No matter how disguised, how avoided, how much of other language used, Employee Engagement as a topic assumes an input/output mechanistic logic. If employees are engaged (now, substitute the word for satisfied, fulfilled, happy, etc), they will be more productive. This is the ‘Happy cows produce better milk’ model, one of the six models of Employee Engagement that I have identified, and undoubtedly, the most common of all.
The model is amoral. It has nothing to do with whether satisfaction, engagement, fulfillment, happiness or anything else are good in themselves. It simply asserts that, well, if you want better (productive) milk, you’d better feed the cows. A better work-life balance, for example, produces better engagement, which produces better results. Work-life balance is good only in so far as it is the oil for the machinery. So, engagement and productivity have been intrinsically linked, and, you may say, who is to argue with that?

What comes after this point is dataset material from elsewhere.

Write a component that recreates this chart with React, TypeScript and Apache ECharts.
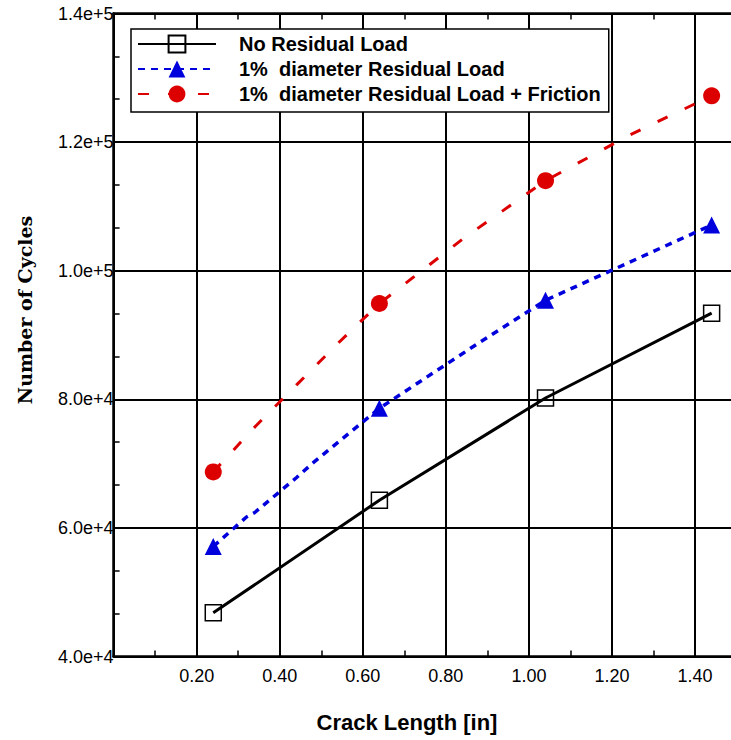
import React, { useEffect, useRef } from "react";
import * as echarts from "echarts";

// Marker positions (crack length, in)
const crackLength = [0.24, 0.64, 1.04, 1.44];
// Series 1: No Residual Load
const noResidualCycles = [46800, 64300, 80200, 93400];
// Series 2: 1% diameter Residual Load (line has intermediate points)
const residualX = [0.24, 0.32, 0.34, 0.44, 0.48, 0.64, 0.88, 1.04, 1.44];
const residualCycles = [57100, 61700, 62400, 67800, 70100, 78600, 88800, 95400, 107100];
// Series 3: 1% diameter Residual Load + Friction
const frictionX = [0.24, 0.34, 0.44, 0.54, 0.64, 0.84, 1.04, 1.24, 1.44];
const frictionCycles = [68700, 75700, 82200, 88700, 94900, 104900, 114000, 121000, 127200];

const seriesNames = [
  "No Residual Load",
  "1%  diameter Residual Load",
  "1%  diameter Residual Load + Friction",
];
const xTitle = "Crack Length [in]";
const yTitle = "Number of Cycles";

const SANS = '"Liberation Sans", Arial, sans-serif';

function withMarkers(xs: number[], ys: number[]) {
  return xs.map((x, i) =>
    crackLength.includes(x) ? [x, ys[i]] : { value: [x, ys[i]], symbol: "none" }
  );
}

export default function App() {
  const ref = useRef<HTMLDivElement>(null);
  useEffect(() => {
    const chart = echarts.init(ref.current!, null, { renderer: "svg", width: 731, height: 740 });
    const xMin = 0;
    const xMax = 1.6;
    const pxPerUnit = 415.3;
    const axisCommon = {
      type: "value" as const,
      min: xMin,
      max: xMax,
      interval: 0.2,
      axisLine: { show: true, onZero: false, lineStyle: { color: "#000", width: 2.5 } },
      axisTick: { show: true, inside: true, length: 6, lineStyle: { color: "#000", width: 1.5 } },
      minorTick: { show: true, splitNumber: 2, length: 6, lineStyle: { color: "#000", width: 1.5 } },
    };
    chart.setOption({
      animation: false,
      backgroundColor: "#fff",
      grid: {
        left: 113.6,
        top: 13.5,
        width: (xMax - xMin) * pxPerUnit,
        height: 643,
        containLabel: false,
        outerBoundsMode: "none",
      },
      legend: {
        show: true,
        orient: "vertical",
        left: 131,
        top: 29,
        selectedMode: false,
        data: seriesNames,
        itemWidth: 78,
        itemHeight: 21,
        itemGap: 4,
        padding: [4.5, 8, 7.5, 6],
        backgroundColor: "#fff",
        borderColor: "#000",
        borderWidth: 1.5,
        textStyle: {
          fontSize: 20,
          fontWeight: "bold",
          fontFamily: SANS,
          color: "#000",
          lineHeight: 21,
          padding: [0, 0, 0, 18],
        },
      },
      xAxis: [
        {
          ...axisCommon,
          position: "bottom",
          splitLine: { show: true, lineStyle: { color: "#000", width: 2 } },
          axisLabel: {
            show: true,
            margin: 10,
            fontSize: 18,
            fontFamily: SANS,
            color: "#000",
            formatter: (v: number) => (v > 0.01 && v < 1.41 ? v.toFixed(2) : ""),
          },
        },
        {
          ...axisCommon,
          position: "top",
          splitLine: { show: false },
          axisLabel: { show: false },
        },
      ],
      yAxis: {
        type: "value",
        min: 40000,
        max: 140000,
        interval: 20000,
        axisLine: { show: true, onZero: false, lineStyle: { color: "#000", width: 2.5 } },
        axisTick: { show: true, inside: true, length: 6, lineStyle: { color: "#000", width: 1.5 } },
        minorTick: { show: true, splitNumber: 3, length: 6, lineStyle: { color: "#000", width: 1.5 } },
        splitLine: { show: true, lineStyle: { color: "#000", width: 2 } },
        axisLabel: {
          show: true,
          margin: 0,
          fontSize: 18,
          fontFamily: SANS,
          color: "#000",
          formatter: (v: number) => v.toExponential(1),
        },
      },
      series: [
        {
          name: seriesNames[0],
          type: "line",
          xAxisIndex: 0,
          data: crackLength.map((x, i) => [x, noResidualCycles[i]]),
          symbol: "rect",
          symbolSize: 16,
          itemStyle: { color: "rgba(255,255,255,0)", borderColor: "#000", borderWidth: 1.5 },
          lineStyle: { color: "#000", width: 3, type: "solid" },
          z: 3,
        },
        {
          name: seriesNames[1],
          type: "line",
          xAxisIndex: 0,
          data: withMarkers(residualX, residualCycles),
          symbol: "triangle",
          symbolSize: 17,
          itemStyle: { color: "#0000dd" },
          lineStyle: { color: "#0000dd", width: 3.5, type: [7, 6] },
          z: 3,
        },
        {
          name: seriesNames[2],
          type: "line",
          xAxisIndex: 0,
          data: withMarkers(frictionX, frictionCycles),
          symbol: "circle",
          symbolSize: 17,
          itemStyle: { color: "#dd0000" },
          lineStyle: { color: "#dd0000", width: 3, type: [11, 19] },
          z: 3,
        },
      ],
      graphic: [
        {
          type: "text",
          x: 25,
          y: 310,
          rotation: Math.PI / 2,
          style: {
            text: yTitle,
            fontSize: 19,
            fontWeight: "bold",
            fontFamily: '"DejaVu Serif", "Liberation Serif", serif',
            fill: "#000",
            align: "center",
            verticalAlign: "middle",
          },
        },
        {
          type: "text",
          x: 407,
          y: 722,
          style: {
            text: xTitle,
            fontSize: 22,
            fontWeight: "bold",
            fontFamily: SANS,
            fill: "#000",
            align: "center",
            verticalAlign: "middle",
          },
        },
      ],
    });
    return () => chart.dispose();
  }, []);
  return (
    <div
      ref={ref}
      style={{ position: "absolute", left: 0, top: 0, width: 731, height: 740, overflow: "hidden", background: "#fff" }}
    />
  );
}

The worse model in ranking in my modest research was what I called ‘the moral drive’. In this model work is a platform for personal enhancement, fulfillment, being proud of personal impact, something worth telling the children. Some people will argue, and go further, that work is a right. Some of them may say that it is not just because it is a way to feed themselves and others, but also to be human. Period. Big words, big goals.
I am willing to accept that there may be different interpretations of rights and moral arguments, and that we may agree or not. But it is hard to believe that in today’s world, where we have achieved the highest of our possibilities as mankind, we should be content with ‘feeding cows to get better milk’ as the climax of the imagination when it comes to Employee Engagement.
When did the moral surgery take place? Where and when did we agree the clinical, neutral, naked, utilitarian, mechanic, and sterile concept of engagement of employees as a means to produce better milk? Is that the best we can do?